RG: To misquote Jane Austen, it’s a truth universally acknowledged that original material gets more attention, more opportunities to reach more people. I’ve never been like one of those songwriters where I just broke up with my boyfriend and I’m going to write an album’s worth of material. I don’t like writing about myself, per se. I just think other people do that and they have lives that are interesting enough to do that. I don’t. But I’ve enjoyed learning to be a songwriter and I’m collaborating on songs. And I am not prolific, but I have had a steady kind of trickle of songs I’ve written that I didn’t put on any project, because I’m so focused on the history and the stories I’m trying to tell.

I got to a point where it’s like, Let’s go back to having a full band onstage. Ultimately, it’s a fun record. I haven’t done that. I try and walk that tightrope to make people feel like they should take responsibility for their education, but not make them feel like I’m castigating them for something they have no control over, in terms of the history of the United States. You have to be an artist who makes people have fun too. I needed a palate cleanser. I needed a break and to explore other aspects of my art and my music and my voice. I have to keep learning. I’m an obsessive learner. 

BLVR: How did that attitude affect the writing and recording—the sound, in other words? 

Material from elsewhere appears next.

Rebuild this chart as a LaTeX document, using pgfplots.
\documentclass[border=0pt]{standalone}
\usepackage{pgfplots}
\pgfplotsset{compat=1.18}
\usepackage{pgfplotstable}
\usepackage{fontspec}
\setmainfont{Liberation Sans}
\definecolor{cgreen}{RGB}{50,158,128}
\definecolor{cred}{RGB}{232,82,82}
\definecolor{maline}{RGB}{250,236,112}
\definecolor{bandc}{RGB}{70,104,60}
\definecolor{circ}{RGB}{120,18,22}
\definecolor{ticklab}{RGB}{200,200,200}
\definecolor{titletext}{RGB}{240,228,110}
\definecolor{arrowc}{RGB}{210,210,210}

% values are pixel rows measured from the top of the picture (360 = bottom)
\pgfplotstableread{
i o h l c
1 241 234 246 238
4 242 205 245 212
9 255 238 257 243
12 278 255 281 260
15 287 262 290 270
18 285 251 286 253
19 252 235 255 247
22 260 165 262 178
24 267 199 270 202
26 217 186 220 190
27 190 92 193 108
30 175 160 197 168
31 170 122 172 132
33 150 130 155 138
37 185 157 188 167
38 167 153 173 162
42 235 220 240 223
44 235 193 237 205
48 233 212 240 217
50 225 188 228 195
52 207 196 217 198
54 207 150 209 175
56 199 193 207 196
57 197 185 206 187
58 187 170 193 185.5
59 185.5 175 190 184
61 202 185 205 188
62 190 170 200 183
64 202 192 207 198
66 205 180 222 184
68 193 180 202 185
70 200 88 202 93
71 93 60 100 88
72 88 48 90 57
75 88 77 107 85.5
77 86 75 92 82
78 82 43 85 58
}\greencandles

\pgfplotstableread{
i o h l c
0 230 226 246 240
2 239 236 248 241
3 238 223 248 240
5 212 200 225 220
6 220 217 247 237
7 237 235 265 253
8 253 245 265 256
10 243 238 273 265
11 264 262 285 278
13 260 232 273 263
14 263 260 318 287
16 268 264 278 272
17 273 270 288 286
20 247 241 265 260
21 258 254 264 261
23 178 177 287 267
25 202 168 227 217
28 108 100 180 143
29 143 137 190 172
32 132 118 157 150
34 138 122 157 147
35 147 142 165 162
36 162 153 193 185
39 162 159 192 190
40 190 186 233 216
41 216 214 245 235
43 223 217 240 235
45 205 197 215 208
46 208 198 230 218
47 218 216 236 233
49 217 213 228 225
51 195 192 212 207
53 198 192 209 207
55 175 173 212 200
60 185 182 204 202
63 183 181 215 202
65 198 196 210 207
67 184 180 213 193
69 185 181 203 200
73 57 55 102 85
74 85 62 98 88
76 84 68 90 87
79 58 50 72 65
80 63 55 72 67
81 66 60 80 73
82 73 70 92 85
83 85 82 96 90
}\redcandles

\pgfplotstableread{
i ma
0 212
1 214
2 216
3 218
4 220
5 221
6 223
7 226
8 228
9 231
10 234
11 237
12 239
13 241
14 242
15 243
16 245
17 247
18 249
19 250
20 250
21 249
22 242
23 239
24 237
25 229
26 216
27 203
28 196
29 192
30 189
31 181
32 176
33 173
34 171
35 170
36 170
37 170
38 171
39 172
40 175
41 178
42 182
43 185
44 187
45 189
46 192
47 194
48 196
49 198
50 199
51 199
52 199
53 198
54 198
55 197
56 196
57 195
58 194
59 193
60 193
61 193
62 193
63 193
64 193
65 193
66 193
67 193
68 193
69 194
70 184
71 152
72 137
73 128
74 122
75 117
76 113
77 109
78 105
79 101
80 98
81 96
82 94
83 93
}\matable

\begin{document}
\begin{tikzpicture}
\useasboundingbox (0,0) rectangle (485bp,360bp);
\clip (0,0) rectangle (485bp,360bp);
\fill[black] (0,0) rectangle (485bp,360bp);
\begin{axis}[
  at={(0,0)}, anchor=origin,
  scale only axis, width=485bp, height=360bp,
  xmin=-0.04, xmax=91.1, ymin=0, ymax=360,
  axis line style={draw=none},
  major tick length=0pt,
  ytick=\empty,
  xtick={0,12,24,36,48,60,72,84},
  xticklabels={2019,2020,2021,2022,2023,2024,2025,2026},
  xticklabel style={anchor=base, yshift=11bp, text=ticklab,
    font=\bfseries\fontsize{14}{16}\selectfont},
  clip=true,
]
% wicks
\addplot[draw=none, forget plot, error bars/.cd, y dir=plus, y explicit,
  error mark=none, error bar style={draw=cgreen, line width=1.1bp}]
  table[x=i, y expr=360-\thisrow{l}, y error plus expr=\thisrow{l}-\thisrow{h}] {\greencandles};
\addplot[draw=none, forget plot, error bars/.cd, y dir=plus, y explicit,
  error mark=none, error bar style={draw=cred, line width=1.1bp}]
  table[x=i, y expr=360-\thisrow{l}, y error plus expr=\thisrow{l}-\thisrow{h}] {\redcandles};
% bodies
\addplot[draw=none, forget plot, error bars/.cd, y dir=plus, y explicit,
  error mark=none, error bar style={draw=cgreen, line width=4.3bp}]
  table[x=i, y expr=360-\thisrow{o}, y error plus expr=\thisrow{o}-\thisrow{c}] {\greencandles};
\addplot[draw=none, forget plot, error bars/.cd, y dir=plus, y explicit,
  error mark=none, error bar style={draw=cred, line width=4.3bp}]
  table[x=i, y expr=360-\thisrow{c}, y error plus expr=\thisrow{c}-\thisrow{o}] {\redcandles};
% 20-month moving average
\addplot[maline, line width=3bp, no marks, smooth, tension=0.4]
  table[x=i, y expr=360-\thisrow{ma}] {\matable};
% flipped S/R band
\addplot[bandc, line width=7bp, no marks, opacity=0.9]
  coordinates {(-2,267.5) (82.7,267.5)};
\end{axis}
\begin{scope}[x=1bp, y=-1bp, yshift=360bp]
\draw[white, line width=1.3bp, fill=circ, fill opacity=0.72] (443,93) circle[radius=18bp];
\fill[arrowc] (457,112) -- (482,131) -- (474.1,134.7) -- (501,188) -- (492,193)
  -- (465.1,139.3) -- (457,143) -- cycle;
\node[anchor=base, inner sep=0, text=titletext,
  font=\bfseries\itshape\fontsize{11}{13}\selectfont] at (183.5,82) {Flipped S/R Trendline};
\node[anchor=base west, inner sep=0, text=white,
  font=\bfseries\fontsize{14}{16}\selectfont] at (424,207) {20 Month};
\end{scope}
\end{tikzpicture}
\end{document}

RG: We had a big studio in Miami, Criteria, that’s seen a lot of famous records. The core of Jack Splash’s guys are all young Black men who play at church together. They’re mega, mega talented. And then I brought my guys I’ve been playing with over the years, a bunch of acoustic instruments, accordions, banjos, fiddles, stand-up bass, acoustic guitar. And we found this path through the sounds, and that’s what I’m most excited about. I mean, my own songwriting is whatever. I think there’s some good tunes in there, but I think the sound we created is really hip. It sounds like nothing else. We made it in, like, six days. You just go, Here’s the song and let’s cut it.

But this is not, you know, “Rhiannon Goes Pop.” I had a bunch of songs and I found a good partner in Jack Splash. And I said to him very clearly, “I want to use sound worlds that I haven’t used, and that’s what you represent. But I also want to be myself. I don’t want my fan base to be like, Oh god, she fucking sold out.” I could have gone to some really hip pop producer and said, Here’s some songs. Make them into pop songs. But I didn’t want to do that. [Jack] and I found this middle place. He thought the budget wasn’t going to allow live tracking with everybody and I was like, “I will forego whatever I would make to have us all in the same place at the same time.” A few of those songs were, like, ten and eleven people tracking at once. Super old-fashioned.

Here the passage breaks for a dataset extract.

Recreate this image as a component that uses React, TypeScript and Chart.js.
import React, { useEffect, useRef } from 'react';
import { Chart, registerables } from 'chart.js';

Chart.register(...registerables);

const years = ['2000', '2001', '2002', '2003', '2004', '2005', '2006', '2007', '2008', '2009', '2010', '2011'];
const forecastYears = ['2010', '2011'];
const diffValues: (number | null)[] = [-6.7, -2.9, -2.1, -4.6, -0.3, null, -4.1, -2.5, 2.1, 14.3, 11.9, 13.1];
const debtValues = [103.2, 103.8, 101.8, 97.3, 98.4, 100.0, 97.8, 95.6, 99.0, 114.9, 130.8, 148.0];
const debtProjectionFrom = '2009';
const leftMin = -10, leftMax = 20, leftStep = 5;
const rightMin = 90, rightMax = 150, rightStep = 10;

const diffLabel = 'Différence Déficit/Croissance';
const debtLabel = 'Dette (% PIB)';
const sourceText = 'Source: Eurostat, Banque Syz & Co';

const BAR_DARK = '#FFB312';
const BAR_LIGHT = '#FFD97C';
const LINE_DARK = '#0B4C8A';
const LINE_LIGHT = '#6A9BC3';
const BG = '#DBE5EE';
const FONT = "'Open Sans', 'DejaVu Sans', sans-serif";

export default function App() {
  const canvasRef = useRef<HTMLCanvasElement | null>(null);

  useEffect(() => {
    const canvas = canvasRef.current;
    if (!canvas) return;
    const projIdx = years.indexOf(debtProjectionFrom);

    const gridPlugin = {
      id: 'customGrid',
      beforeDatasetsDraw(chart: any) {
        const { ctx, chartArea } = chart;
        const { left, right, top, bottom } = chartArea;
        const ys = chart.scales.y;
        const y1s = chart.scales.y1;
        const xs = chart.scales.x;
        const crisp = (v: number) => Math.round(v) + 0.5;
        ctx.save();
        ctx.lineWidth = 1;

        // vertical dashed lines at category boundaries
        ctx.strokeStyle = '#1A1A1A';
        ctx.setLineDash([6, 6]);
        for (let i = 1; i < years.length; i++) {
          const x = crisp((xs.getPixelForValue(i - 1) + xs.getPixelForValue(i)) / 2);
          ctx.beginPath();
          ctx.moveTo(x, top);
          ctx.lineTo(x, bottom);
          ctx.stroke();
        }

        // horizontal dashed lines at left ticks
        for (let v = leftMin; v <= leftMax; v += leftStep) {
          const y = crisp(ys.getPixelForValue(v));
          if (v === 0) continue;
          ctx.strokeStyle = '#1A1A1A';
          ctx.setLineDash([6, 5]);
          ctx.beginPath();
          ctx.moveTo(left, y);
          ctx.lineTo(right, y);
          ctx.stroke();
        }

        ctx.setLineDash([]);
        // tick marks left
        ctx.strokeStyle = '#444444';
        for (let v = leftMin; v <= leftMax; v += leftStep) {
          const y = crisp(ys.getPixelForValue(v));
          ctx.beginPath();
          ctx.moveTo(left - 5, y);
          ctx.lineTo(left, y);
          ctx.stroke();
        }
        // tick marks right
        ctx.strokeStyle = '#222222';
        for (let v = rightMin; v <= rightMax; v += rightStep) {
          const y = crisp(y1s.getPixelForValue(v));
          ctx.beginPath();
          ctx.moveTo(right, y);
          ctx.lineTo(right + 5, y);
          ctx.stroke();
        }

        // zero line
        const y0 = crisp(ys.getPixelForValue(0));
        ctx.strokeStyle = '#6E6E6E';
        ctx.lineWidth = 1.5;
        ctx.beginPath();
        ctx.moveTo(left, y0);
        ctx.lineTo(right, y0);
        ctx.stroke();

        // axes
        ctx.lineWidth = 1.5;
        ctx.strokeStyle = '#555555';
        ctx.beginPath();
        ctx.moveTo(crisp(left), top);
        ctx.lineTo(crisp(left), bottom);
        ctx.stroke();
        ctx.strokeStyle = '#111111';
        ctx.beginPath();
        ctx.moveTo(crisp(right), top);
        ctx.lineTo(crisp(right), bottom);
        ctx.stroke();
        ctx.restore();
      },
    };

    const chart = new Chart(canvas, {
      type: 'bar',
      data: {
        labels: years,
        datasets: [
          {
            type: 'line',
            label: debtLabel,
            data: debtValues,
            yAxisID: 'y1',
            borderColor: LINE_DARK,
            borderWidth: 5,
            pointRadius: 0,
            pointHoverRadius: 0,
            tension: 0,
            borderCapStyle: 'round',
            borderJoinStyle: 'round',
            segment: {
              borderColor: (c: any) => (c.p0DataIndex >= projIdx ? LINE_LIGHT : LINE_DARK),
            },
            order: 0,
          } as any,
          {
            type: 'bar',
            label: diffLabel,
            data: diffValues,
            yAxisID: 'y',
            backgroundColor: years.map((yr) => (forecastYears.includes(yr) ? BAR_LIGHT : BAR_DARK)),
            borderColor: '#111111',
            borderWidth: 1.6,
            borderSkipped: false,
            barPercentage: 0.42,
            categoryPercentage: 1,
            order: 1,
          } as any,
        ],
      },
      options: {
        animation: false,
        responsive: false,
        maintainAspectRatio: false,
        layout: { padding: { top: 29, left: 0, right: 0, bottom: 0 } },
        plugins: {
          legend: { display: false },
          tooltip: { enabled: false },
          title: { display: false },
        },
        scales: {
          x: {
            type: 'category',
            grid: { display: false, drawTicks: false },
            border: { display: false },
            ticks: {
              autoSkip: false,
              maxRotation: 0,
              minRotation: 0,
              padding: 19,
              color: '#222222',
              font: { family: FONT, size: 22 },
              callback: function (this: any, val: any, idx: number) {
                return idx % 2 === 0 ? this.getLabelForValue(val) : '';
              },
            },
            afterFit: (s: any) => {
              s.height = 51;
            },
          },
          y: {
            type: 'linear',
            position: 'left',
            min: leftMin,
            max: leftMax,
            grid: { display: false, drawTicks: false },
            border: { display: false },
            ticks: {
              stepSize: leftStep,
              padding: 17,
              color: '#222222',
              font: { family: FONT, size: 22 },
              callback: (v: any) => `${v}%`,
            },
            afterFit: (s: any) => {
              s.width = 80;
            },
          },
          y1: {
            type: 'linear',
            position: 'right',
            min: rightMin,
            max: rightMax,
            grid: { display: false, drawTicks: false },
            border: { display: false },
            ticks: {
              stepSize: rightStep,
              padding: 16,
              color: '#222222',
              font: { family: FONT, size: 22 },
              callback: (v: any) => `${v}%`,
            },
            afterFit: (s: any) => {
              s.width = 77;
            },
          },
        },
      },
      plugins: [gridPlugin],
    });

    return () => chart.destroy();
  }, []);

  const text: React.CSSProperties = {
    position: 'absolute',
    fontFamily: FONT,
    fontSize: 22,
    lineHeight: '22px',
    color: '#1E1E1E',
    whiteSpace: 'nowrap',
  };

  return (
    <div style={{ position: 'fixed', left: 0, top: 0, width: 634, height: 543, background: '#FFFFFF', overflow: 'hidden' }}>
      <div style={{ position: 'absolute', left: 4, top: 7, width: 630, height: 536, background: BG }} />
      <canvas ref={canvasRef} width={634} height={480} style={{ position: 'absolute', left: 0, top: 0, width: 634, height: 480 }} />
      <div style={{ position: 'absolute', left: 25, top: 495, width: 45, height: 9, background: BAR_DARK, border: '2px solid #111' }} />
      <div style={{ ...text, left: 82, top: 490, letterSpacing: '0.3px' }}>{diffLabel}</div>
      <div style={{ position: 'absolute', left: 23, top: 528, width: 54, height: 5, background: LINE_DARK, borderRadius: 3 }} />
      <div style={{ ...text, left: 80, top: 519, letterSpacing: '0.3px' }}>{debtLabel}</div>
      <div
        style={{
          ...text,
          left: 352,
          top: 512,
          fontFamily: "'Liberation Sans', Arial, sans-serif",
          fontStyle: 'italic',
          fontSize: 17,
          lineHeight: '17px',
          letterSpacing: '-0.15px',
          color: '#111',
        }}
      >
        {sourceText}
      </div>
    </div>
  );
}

BLVR: Speaking of old-fashioned, one of my favorite songs on the album is “Who Are You Dreaming Of.” It has this lovely mid-century, orchestral feel, unlike anything I’ve heard you do. How was it to sing like that?

RG: In another time, I would have been an interpreter in a gown with a big hanging microphone. That’s what my voice is, you know? There is a world where I would love to go out with an orchestra just doing those songs or the old PBS special, singing the American songbook or whatever. But “Who Are You Dreaming Of” was a way to slip into that world.

Francesco [Turrisi, Giddens’s partner and musical collaborator] and I just did a vocal and piano recital. I had a microphone, obviously, but I just sang for an hour and a half, in about five or six different languages, because we were kind of messing around with that whole idea of a classical recital, where you always do different languages. But we had, like, ’70s Italian pop songs, next to a classical piece, next to a bolero from Cuba.

It all belongs together, and that’s what people used to do. And there is a dream that when I’m older, I can ascend to my elder-statesman-hood by doing those sorts of performances. I would love to do that in the future. Do an Ethel Waters, Bessie Smith, and Alberta Hunter tribute show or something. There’s so many… I mean, there’s never a dearth of ideas, that’s for sure. I would be dead before I’m bored.